Can't you stop them?" Never thinking, I suppose, he could easily correct us himself!
He held the highest office at the local Pamona Grange and often voiced his opinion at Town
He was a farmer and owned two farms. One on the American side - Fort Fairfield - and the
other on the Canadian side. Carlingford, New Brunswick. He sold potatoes on both sides (usually to
the highest bidder).
Father was a hard worker and expected those that worked for him do the same. He had a low
boiling point, but usually his bark was worse than his bite.

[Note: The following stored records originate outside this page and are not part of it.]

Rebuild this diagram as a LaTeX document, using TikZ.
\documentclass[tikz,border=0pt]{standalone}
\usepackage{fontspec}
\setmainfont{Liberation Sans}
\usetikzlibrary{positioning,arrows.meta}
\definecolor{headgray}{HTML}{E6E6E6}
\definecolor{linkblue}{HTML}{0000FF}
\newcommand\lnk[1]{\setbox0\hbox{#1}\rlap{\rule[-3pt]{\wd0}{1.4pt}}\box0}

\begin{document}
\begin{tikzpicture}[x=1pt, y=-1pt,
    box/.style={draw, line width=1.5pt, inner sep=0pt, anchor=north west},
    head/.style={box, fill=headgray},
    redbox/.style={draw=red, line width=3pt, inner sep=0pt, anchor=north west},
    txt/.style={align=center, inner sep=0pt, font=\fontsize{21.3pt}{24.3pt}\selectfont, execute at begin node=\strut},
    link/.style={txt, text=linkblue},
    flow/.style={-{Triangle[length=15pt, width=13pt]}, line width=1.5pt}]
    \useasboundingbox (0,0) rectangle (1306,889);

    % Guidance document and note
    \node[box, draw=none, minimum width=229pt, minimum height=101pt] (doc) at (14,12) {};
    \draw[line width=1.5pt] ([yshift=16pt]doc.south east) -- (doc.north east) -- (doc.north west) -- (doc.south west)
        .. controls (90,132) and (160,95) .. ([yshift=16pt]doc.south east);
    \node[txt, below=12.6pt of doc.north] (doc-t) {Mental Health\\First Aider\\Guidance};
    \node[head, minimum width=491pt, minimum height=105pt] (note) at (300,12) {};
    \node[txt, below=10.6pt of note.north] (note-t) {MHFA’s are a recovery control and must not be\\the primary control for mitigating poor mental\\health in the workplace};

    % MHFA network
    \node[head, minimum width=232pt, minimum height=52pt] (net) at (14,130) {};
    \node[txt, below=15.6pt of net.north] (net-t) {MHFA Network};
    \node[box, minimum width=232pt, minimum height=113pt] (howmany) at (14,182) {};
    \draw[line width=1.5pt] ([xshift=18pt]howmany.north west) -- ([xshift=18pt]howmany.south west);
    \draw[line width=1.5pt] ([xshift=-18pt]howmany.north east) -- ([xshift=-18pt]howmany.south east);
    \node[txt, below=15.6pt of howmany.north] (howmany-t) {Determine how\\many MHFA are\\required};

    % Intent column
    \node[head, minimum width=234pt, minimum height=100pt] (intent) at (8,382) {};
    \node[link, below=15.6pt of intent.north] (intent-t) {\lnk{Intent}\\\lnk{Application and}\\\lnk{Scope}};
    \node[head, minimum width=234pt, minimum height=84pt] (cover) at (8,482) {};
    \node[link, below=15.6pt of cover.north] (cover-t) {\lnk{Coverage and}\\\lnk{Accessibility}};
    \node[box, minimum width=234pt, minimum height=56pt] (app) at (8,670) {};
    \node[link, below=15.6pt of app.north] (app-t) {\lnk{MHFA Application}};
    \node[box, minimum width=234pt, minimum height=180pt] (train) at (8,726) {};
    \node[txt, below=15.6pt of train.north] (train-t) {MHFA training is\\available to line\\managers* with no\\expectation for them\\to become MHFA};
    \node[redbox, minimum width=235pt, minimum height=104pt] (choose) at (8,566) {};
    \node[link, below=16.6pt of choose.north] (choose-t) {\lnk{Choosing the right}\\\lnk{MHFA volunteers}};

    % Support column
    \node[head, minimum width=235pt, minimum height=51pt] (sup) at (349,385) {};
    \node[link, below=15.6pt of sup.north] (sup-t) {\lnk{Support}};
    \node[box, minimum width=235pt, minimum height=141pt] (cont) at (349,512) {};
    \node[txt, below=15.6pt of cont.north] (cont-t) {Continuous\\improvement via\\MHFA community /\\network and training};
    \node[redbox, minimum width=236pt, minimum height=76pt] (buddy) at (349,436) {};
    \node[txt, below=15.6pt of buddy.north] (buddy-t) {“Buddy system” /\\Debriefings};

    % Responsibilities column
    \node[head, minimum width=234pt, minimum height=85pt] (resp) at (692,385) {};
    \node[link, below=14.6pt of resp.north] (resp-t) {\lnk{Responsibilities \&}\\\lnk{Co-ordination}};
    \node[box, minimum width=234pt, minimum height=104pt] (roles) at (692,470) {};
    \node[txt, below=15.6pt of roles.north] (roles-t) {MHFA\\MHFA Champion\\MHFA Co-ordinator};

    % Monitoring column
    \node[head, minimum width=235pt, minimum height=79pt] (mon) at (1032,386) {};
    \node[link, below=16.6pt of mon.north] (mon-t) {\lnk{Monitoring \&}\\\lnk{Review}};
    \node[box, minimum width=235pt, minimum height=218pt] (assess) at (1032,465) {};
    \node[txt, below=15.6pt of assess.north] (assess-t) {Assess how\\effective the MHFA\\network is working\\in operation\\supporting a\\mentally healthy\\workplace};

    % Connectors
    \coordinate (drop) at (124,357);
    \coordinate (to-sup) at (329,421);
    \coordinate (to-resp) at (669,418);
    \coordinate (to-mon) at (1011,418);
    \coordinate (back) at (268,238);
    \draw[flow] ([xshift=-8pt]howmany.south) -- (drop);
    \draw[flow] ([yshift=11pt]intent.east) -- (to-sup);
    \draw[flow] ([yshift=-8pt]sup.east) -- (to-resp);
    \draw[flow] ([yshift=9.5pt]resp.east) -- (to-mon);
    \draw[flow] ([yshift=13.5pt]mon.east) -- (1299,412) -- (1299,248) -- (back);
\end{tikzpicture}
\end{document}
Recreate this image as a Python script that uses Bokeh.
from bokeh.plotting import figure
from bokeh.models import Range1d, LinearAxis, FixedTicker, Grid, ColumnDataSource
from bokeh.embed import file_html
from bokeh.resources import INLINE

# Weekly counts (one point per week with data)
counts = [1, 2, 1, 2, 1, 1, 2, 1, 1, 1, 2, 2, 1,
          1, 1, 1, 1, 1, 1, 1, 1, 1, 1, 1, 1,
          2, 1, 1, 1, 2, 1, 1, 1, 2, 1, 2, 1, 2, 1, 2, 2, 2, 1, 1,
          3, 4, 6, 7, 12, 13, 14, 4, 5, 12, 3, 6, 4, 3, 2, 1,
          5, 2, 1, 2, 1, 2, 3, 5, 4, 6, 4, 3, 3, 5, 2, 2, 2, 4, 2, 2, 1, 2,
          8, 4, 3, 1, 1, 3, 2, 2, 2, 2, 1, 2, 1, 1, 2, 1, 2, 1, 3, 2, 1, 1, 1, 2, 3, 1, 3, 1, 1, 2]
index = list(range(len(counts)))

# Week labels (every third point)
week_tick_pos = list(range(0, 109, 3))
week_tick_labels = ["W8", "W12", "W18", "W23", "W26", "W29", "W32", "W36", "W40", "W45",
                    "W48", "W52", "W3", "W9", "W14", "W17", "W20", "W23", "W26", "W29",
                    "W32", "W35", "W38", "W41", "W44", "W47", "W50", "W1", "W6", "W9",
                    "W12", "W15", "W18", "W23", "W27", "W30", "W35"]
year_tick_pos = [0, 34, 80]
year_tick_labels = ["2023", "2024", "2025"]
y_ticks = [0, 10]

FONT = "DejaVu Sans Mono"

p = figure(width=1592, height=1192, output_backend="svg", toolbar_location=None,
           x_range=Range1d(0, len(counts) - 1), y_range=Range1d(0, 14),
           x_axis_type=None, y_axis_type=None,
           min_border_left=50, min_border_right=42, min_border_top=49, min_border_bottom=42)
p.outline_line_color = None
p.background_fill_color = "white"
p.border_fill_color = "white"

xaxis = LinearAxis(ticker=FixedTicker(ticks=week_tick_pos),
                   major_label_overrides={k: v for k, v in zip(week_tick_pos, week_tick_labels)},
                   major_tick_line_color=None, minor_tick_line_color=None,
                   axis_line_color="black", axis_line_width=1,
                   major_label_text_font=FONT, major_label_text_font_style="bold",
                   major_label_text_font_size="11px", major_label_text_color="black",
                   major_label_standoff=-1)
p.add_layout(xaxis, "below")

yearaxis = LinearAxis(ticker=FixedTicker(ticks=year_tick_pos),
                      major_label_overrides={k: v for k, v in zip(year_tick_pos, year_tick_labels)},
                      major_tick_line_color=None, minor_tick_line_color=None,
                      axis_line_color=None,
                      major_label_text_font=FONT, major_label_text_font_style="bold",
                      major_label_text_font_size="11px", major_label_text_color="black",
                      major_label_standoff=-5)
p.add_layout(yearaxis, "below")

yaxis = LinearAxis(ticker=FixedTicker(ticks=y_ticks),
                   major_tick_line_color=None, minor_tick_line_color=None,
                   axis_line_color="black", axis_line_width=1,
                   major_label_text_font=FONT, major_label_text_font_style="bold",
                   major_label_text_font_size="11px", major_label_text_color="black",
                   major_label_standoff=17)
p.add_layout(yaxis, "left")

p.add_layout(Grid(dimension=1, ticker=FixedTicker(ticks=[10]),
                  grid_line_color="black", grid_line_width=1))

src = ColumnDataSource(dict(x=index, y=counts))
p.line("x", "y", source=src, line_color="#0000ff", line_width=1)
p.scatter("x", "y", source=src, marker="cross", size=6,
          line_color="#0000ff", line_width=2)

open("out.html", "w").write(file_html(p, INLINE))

He was generous and often helped those in need. As he had plenty of acres of woodland he
furnished lumber not only for their new home and barn, but also lumber for two other homes, One being a little
home for our dear friend, Sarah Russell.
He had a pair of draft horses he loved. He called them Prince and Harry. He also
had a pair of mules, Maude and Glide that were the torment of his life, he declared. Mother said actually
he thought a lot of them. He had an old dog, Carlo, that followed him all around over the farm and barn
yard. We all loved Carlo.
Father was a good neighbor and always supplied farm equipment to his farm friends on the
Aroostook Falls Road. One implement I recall well, was a grain winnowing machine. This machine
separated the grain from the chaff.
Father was exceptionally tolerant of the tramps, letting them sleep in the Canadian barn,
peddlers, gypsies and wayward Johnny Barley Corn users. Father never drank himself. As we lived by
the Boundry Line handy to a place that sold liquor, he was always helping out first one then another of the lost
souls. So many times times in cold weather he would find them by the roadside, half frozen. He would
take them home, sober them up and return them to their families - only to do it again in a few days.
He never learned to drive a car, he preferred his driving horses.
Driving a car was left up to Mother.
He was a good gambler - as all farmers have to be to survive - and always seemed to know when
to plant, harvest and sell his potatoes at a profit.
Father grew up farming and turned the business over to Mother just two years before he died on
February 10, 1932. He was only sick one day before he died of diabetes. As a matter of fact he died
49 years ago today as I am writing this story on February 10, 1981!